One friend, a vigorous sculptor named Fred, put it best, "Ben, we just don't get it. You have all this insight during art critiques. You have all this conviction about the world. You literally throw paint on to the canvas and make huge visceral paintings. But what else do you paint? Cats! In a world of suffering and turmoil, a world that needs art to save it, and you paint cats!"

We both had a good laugh over that, but I knew what he was driving at. For some reason for a few years I enjoyed creating a few paintings of cats. On the outside I looked like some rugged Jackson Pollack ready to tear the head off of anybody that got in my way. On the inside I was a big squishy soft push over. Years later I remember trying to shed that combination even more by being the only guy on my flag football team that was constantly tackling other guys in friendly Sunday no-tackle games.

So I started walking towards the house, leaving the kitten to it's own devices. Seeing the dirt all over it's fur made me think she was probably a released stray, surviving on city mice and rats. As I walked away she started to follow me! I couldn't believe it. I thought to myself, stay away from me cat, you don't want any part of this! I'm trouble! I looked down at the kitten and said, "Go away! I don't even like white cats!" It was true, I was always fond of sleek looking gray and black mottled cats. White! Come on, I might as well buy a pink blouse and heals and start calling myself Shirley.

The kitten sat there as I walked up to the apartment. With the usual, "Hello is Mr. Abercromby there? I have a delivery for him." One of his roommates explained he was at work, so I served him with a nod to his roommate's abode.

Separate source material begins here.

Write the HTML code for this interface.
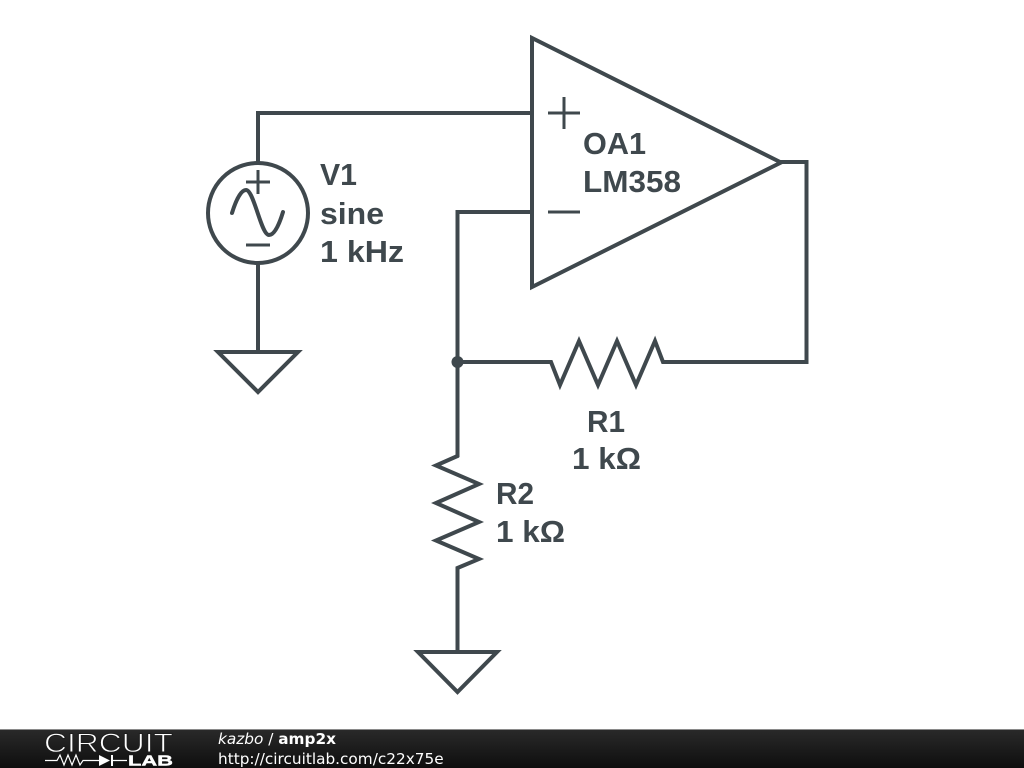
<!DOCTYPE html>
<html>
<head>
<meta charset="utf-8">
<style>
html,body{margin:0;padding:0;background:#fff;width:1024px;height:768px;overflow:hidden}
svg{display:block}
.l{font-family:"Liberation Sans",sans-serif;font-weight:bold;font-size:30.5px;fill:#3f484d}
.f{font-family:"DejaVu Sans",sans-serif;font-size:15.3px;fill:#fff}
</style>
</head>
<body>
<svg width="1024" height="768" viewBox="0 0 1024 768" xmlns="http://www.w3.org/2000/svg">
<defs>
<linearGradient id="g" x1="0" y1="0" x2="0" y2="1">
<stop offset="0" stop-color="#2a2a2a"/>
<stop offset="0.5" stop-color="#1c1c1c"/>
<stop offset="1" stop-color="#0e0e0e"/>
</linearGradient>
</defs>
<g fill="none" stroke="#3f484d" stroke-width="4" stroke-linejoin="miter" stroke-linecap="round">
<path d="M532 38 L532 287 L781 162.500 Z"/>
<path d="M258 163 V113 H532"/>
<path d="M532 212 H457.500 V456"/>
<path d="M781 162 H806.500 V362 H663 L655 341 L636 385 L617 341 L598 385 L579 341 L560 385 L551 362 H457.500"/>
<path d="M457.500 456 L436 465.500 L479 484 L436 503 L479 522 L436 540.500 L479 559 L457.500 568 V652"/>
<circle cx="258" cy="213" r="50"/>
<path d="M258 263 V352"/>
<path d="M218 352 H298 L258 392 Z"/>
<path d="M418 652 H497 L457.500 692 Z"/>
<path d="M232 213 C236 200 241 190 246 190 C254 190 261 235 269 235 C275 235 280 222 283 212"/>
</g>
<g fill="none" stroke="#3f484d" stroke-width="3">
<path d="M548 113 H580 M564 97 V129 M548 212 H580"/>
<path d="M246 182 H270 M258 170 V194 M246 245 H270"/>
</g>
<circle cx="457.500" cy="362" r="6" fill="#3f484d"/>
<text class="l" x="320" y="185" textLength="37" lengthAdjust="spacingAndGlyphs">V1</text>
<text class="l" x="320" y="224" textLength="64" lengthAdjust="spacingAndGlyphs">sine</text>
<text class="l" x="320" y="262" textLength="84" lengthAdjust="spacingAndGlyphs">1 kHz</text>
<text class="l" x="583" y="154" textLength="63" lengthAdjust="spacingAndGlyphs">OA1</text>
<text class="l" x="583" y="192" textLength="98" lengthAdjust="spacingAndGlyphs">LM358</text>
<text class="l" x="587" y="432" textLength="38" lengthAdjust="spacingAndGlyphs">R1</text>
<text class="l" x="572" y="469" textLength="69" lengthAdjust="spacingAndGlyphs">1 kΩ</text>
<text class="l" x="496" y="504" textLength="38" lengthAdjust="spacingAndGlyphs">R2</text>
<text class="l" x="496" y="542" textLength="69" lengthAdjust="spacingAndGlyphs">1 kΩ</text>
<rect x="0" y="729" width="1024" height="39" fill="url(#g)"/>
<rect x="0" y="729" width="1024" height="1" fill="#8a8a8a"/>
<text x="44" y="752" font-family="'Liberation Sans',sans-serif" font-size="26.5" fill="#fff" stroke="#1e1e1e" stroke-width="0.9" textLength="129" lengthAdjust="spacingAndGlyphs">CIRCUIT</text>
<path d="M45 760.500 H57 L60 755 L64 765 L68 755 L72 765 L76 755 L80 765 L83 760.500 H99 M113 760.500 H127" fill="none" stroke="#fff" stroke-width="1.200"/>
<path d="M99 755 L110 760.500 L99 766 Z M111 755 H113 V766 H111 Z" fill="#fff"/>
<text x="128" y="765.500" font-family="'Liberation Sans',sans-serif" font-size="14.500" font-weight="bold" fill="#fff" stroke="#fff" stroke-width="0.4" textLength="45" lengthAdjust="spacingAndGlyphs">LAB</text>
<text class="f" x="218" y="744"><tspan font-style="italic">kazbo</tspan> / <tspan font-weight="bold">amp2x</tspan></text>
<text class="f" x="218" y="764">http://circuitlab.com/c22x75e</text>
</svg>
</body>
</html>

As I started back to my car, there was that dirty little kitten again. With the queer black and white coloration on her back, like she had been spray painted clumsily. She started following me back to my car! She was going on about something, "Meow meow meow, meow meow meow, meeeooooww!"

"Alright I give." I declared out loud. "You can't be somebody else's cat, you're too filthy. Even if you were, they don't deserve to keep you since they're not taking care of you. I tell you what, I open this car door and you jump in, I'll keep you. If you don't, somebody somewhere must love you and I'll leave you be."

I opened the door to my scratched up and salty silver Dodge Stratus and wouldn't you know it, the bold little creature jumped right in! I hopped in my car and she sat looking at me in the passenger seat, as if she had belonged there the whole time. I thought, well I guess I'm going on lunch! I started to drive to the neighborhood convenience store to buy her some food. I looked over at her. She was full of mud and I could see and smell motor oil on her. She had probably been living in an abandoned vehicle. Just then as I was looking at her I thought I saw some of the dust jump! I cocked my head to the side, what the?

Then it hit me, fleas! Crap! I raced to the store, picked up some cheap cat food (I was surviving on hot dogs and Mickeys Malt Liquor, she wasn't getting much better) and I also bought flea dip. When I got home I sequestered her to my tiny little bathroom where I poured some food and water which she dove into ravenously. Then I drew a bath and to her horror proceeded to scrub the layers of sediment off of her fur. Then I ran the flea liquid through her fur. She showed her gratitude by piercing my skin with all ten of her razor sharp claws.

Once she dried off and I looked at her, she cleaned up pretty good. She purred and purred and slept next to me, after her three day bathroom flea-induced prison sentence was over of course. I always thought I was a dog person turned out I was wrong.

She was playful as all get out. Running all over my sunny little apartment like it was freakin' Shambala. I just shook my head and thought of how poor I was, how little my apartment was and how little food I had. I thought, it's too bad a rich person hadn't found her, they could've done so much more for her, I can only give her the minimum. The kitten was oblivious to my opine, running around, jumping and playing. I laughed! She thinks she's got it so good with me!

I told my Ma and she said I was in need of caring for something, sort of replacing my daughter. I hate it when my parents are right once in awhile! But she was. Soon after my daughter moved back in with me. But if it wasn't for Valentine, I sometimes wonder if I would have made it. I named the dirty little kitten after the distant orphaned relative in my family who was a Native American Indian, probably Ojibwa or Huron tribe. My Dad always laughed at the name, "Valentine, God that name. That poor man must've had a time of it living with that name!"

Well my cat was a girl, and I figured none of the other cats would give her grief for the name. I still feel blessed that the Great Spirit brought Valentine into my life to save me from myself. To bring love back into my heart, and to chase away the rodent of hate gnawing at my soul. Now I live in the country and Valentine has boyfriends out in the back woods. She is as happy as ever, and often sits on my lap when I write, or walks circles around me in the back yard. She's keeping an eye on me still.